#### RECORD SET

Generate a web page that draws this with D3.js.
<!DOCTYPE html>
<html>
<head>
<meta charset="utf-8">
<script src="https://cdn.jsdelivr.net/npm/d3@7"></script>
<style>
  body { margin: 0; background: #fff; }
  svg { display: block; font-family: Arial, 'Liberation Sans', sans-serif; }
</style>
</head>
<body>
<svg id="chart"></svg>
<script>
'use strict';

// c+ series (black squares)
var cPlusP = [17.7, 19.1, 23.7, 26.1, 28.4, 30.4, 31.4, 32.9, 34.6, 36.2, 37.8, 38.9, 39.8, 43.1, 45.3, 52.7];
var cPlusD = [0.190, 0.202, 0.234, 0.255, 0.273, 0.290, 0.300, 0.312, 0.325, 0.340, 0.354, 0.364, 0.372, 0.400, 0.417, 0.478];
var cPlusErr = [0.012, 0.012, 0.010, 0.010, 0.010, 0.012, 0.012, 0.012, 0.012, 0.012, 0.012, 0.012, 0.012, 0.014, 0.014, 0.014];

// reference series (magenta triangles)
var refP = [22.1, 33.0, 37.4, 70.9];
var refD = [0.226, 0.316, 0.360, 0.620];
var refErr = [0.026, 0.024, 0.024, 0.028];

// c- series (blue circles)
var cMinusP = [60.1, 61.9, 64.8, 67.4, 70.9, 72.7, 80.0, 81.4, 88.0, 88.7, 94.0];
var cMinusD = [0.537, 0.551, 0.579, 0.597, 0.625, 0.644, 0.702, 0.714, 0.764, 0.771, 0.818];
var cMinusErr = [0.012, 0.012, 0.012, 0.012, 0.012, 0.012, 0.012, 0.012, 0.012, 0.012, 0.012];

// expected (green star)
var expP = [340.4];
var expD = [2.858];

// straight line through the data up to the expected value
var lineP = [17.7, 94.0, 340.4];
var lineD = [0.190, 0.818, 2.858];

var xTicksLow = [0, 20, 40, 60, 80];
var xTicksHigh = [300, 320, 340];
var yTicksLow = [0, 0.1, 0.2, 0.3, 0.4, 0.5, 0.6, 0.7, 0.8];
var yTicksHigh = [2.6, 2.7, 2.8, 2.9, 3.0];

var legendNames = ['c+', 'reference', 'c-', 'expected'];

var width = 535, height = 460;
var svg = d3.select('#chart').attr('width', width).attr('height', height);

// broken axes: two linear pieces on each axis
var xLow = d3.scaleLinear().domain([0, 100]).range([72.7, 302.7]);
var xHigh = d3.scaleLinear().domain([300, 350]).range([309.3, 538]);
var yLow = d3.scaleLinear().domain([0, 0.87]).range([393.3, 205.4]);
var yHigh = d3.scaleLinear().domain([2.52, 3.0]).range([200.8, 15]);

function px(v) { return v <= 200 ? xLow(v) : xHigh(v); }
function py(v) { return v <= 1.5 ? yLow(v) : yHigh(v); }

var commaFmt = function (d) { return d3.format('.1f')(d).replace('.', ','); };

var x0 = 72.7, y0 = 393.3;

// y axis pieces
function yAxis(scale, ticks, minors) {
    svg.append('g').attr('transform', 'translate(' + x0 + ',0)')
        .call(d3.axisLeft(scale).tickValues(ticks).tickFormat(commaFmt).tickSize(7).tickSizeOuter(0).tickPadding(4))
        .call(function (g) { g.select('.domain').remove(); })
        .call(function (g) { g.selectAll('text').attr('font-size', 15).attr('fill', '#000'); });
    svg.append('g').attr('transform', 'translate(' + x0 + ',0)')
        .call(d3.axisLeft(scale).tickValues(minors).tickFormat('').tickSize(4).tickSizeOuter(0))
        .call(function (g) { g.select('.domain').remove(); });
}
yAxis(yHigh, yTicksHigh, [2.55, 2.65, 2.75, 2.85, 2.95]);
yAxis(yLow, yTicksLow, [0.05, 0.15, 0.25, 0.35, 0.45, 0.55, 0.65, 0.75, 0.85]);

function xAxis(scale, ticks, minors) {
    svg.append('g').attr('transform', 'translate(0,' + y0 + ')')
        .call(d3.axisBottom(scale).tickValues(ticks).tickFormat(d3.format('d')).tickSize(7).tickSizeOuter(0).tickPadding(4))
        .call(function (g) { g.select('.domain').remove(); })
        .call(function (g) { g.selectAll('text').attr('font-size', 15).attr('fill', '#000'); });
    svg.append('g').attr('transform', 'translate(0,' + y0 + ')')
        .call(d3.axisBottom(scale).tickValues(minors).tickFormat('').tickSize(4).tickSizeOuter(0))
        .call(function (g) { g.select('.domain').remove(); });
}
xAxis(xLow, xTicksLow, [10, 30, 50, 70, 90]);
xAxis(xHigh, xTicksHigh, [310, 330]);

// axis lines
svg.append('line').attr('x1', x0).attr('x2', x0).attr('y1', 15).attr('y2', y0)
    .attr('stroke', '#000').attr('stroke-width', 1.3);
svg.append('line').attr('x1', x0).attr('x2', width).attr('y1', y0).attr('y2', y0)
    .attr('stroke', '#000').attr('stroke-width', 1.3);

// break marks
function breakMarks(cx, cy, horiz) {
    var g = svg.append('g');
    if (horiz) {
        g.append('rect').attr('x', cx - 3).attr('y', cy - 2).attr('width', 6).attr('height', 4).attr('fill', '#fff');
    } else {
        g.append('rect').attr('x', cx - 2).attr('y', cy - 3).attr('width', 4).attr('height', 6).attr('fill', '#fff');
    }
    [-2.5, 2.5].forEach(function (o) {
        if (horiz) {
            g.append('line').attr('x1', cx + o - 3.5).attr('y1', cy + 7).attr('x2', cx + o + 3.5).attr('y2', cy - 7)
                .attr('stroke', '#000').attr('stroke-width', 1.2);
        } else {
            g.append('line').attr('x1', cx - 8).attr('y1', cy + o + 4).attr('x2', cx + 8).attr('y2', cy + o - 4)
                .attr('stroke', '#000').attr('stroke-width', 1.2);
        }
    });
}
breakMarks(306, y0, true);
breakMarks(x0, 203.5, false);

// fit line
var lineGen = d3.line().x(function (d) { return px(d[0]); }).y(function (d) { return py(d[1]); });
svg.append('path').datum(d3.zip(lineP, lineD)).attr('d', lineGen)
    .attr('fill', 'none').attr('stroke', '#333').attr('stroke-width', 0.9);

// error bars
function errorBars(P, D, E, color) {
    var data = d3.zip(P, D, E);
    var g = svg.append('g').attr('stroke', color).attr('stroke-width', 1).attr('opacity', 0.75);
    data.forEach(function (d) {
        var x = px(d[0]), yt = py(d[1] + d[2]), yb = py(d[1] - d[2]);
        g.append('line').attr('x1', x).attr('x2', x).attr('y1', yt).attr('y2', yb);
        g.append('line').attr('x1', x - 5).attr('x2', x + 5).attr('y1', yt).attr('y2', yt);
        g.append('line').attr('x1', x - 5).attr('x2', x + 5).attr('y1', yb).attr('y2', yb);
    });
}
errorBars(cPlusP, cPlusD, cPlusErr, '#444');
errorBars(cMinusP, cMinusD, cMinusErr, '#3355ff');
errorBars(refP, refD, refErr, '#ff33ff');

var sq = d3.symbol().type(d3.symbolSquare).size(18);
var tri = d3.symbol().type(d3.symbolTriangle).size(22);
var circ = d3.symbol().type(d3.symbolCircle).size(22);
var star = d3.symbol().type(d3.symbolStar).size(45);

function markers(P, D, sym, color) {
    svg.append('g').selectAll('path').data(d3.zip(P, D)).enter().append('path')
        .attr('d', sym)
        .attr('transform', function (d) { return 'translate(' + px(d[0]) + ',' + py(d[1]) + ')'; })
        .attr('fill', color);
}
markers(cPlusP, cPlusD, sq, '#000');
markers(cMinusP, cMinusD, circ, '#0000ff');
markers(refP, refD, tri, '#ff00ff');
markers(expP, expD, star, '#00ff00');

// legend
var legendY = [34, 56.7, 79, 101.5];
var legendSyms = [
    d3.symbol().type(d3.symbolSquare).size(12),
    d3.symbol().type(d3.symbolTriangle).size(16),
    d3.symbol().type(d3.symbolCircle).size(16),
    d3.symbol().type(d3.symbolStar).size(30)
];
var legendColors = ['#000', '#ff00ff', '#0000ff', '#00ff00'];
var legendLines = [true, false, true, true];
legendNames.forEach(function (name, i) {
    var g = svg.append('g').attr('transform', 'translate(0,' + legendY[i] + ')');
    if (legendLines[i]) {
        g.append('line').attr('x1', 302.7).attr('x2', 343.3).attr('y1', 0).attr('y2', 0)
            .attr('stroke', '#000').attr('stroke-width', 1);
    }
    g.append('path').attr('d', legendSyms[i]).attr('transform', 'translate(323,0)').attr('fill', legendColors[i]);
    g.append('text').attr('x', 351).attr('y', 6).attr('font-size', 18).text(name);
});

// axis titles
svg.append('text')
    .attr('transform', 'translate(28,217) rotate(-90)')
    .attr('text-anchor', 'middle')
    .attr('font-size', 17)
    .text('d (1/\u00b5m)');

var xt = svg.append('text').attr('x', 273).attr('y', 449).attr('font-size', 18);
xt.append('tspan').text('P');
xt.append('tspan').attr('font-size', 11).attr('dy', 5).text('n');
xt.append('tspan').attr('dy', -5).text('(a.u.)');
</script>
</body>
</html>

########
#### RECORD SET

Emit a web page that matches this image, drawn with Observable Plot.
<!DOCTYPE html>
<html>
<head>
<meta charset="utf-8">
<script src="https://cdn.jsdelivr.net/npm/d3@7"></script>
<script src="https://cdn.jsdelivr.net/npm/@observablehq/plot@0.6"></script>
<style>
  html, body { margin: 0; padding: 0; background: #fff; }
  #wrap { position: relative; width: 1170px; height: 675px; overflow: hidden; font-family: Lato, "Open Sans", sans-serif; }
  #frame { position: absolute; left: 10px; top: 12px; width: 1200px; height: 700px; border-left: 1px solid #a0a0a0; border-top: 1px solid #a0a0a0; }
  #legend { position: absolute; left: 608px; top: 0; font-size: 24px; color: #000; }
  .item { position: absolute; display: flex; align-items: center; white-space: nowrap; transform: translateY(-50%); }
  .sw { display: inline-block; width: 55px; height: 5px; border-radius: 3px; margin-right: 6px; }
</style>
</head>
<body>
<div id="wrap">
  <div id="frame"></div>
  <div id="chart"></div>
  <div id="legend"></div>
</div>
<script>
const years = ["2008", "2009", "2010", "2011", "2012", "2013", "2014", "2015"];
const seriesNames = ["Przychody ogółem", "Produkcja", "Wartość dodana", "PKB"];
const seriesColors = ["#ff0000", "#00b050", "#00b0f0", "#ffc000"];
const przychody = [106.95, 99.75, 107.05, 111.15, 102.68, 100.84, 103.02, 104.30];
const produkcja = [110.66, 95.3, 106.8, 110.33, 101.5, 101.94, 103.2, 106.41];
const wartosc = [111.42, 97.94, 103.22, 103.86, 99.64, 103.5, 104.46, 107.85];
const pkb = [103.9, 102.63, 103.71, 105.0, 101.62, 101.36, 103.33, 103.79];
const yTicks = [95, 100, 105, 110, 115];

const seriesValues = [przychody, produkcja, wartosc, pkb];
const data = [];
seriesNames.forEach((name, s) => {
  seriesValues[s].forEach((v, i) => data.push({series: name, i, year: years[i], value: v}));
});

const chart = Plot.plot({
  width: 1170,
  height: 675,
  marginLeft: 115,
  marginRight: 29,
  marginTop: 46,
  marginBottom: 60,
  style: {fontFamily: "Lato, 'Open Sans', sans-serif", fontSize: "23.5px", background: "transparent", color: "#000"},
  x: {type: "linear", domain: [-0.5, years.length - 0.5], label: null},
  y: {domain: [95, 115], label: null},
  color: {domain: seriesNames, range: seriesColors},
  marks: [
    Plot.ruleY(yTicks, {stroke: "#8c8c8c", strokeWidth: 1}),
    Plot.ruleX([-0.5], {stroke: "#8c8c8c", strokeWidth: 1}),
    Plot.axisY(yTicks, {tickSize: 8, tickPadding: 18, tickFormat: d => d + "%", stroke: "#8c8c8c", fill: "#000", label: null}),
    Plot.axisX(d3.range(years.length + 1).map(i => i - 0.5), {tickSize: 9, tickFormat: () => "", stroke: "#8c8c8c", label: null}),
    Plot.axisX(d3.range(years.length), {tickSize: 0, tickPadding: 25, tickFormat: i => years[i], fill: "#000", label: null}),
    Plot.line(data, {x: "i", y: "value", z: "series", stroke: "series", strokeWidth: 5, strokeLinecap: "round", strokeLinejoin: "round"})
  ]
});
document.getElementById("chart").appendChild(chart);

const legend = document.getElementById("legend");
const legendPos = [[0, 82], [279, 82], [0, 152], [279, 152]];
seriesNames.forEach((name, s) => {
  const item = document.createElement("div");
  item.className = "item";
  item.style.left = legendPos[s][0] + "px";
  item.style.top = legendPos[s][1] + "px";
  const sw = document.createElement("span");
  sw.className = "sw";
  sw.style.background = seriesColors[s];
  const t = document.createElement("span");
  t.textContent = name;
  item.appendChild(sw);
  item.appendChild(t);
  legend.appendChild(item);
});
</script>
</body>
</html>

########

WHAT YOU ARE ASKED TO DO: Output exactly those lines that lie from the line with "Generate a web" through the line with "var legendNames = ['c+', 'reference', 'c-', 'expected'];", with both of those lines included.

TASK ANSWER:
Generate a web page that draws this with D3.js.
<!DOCTYPE html>
<html>
<head>
<meta charset="utf-8">
<script src="https://cdn.jsdelivr.net/npm/d3@7"></script>
<style>
  body { margin: 0; background: #fff; }
  svg { display: block; font-family: Arial, 'Liberation Sans', sans-serif; }
</style>
</head>
<body>
<svg id="chart"></svg>
<script>
'use strict';

// c+ series (black squares)
var cPlusP = [17.7, 19.1, 23.7, 26.1, 28.4, 30.4, 31.4, 32.9, 34.6, 36.2, 37.8, 38.9, 39.8, 43.1, 45.3, 52.7];
var cPlusD = [0.190, 0.202, 0.234, 0.255, 0.273, 0.290, 0.300, 0.312, 0.325, 0.340, 0.354, 0.364, 0.372, 0.400, 0.417, 0.478];
var cPlusErr = [0.012, 0.012, 0.010, 0.010, 0.010, 0.012, 0.012, 0.012, 0.012, 0.012, 0.012, 0.012, 0.012, 0.014, 0.014, 0.014];

// reference series (magenta triangles)
var refP = [22.1, 33.0, 37.4, 70.9];
var refD = [0.226, 0.316, 0.360, 0.620];
var refErr = [0.026, 0.024, 0.024, 0.028];

// c- series (blue circles)
var cMinusP = [60.1, 61.9, 64.8, 67.4, 70.9, 72.7, 80.0, 81.4, 88.0, 88.7, 94.0];
var cMinusD = [0.537, 0.551, 0.579, 0.597, 0.625, 0.644, 0.702, 0.714, 0.764, 0.771, 0.818];
var cMinusErr = [0.012, 0.012, 0.012, 0.012, 0.012, 0.012, 0.012, 0.012, 0.012, 0.012, 0.012];

// expected (green star)
var expP = [340.4];
var expD = [2.858];

// straight line through the data up to the expected value
var lineP = [17.7, 94.0, 340.4];
var lineD = [0.190, 0.818, 2.858];

var xTicksLow = [0, 20, 40, 60, 80];
var xTicksHigh = [300, 320, 340];
var yTicksLow = [0, 0.1, 0.2, 0.3, 0.4, 0.5, 0.6, 0.7, 0.8];
var yTicksHigh = [2.6, 2.7, 2.8, 2.9, 3.0];

var legendNames = ['c+', 'reference', 'c-', 'expected'];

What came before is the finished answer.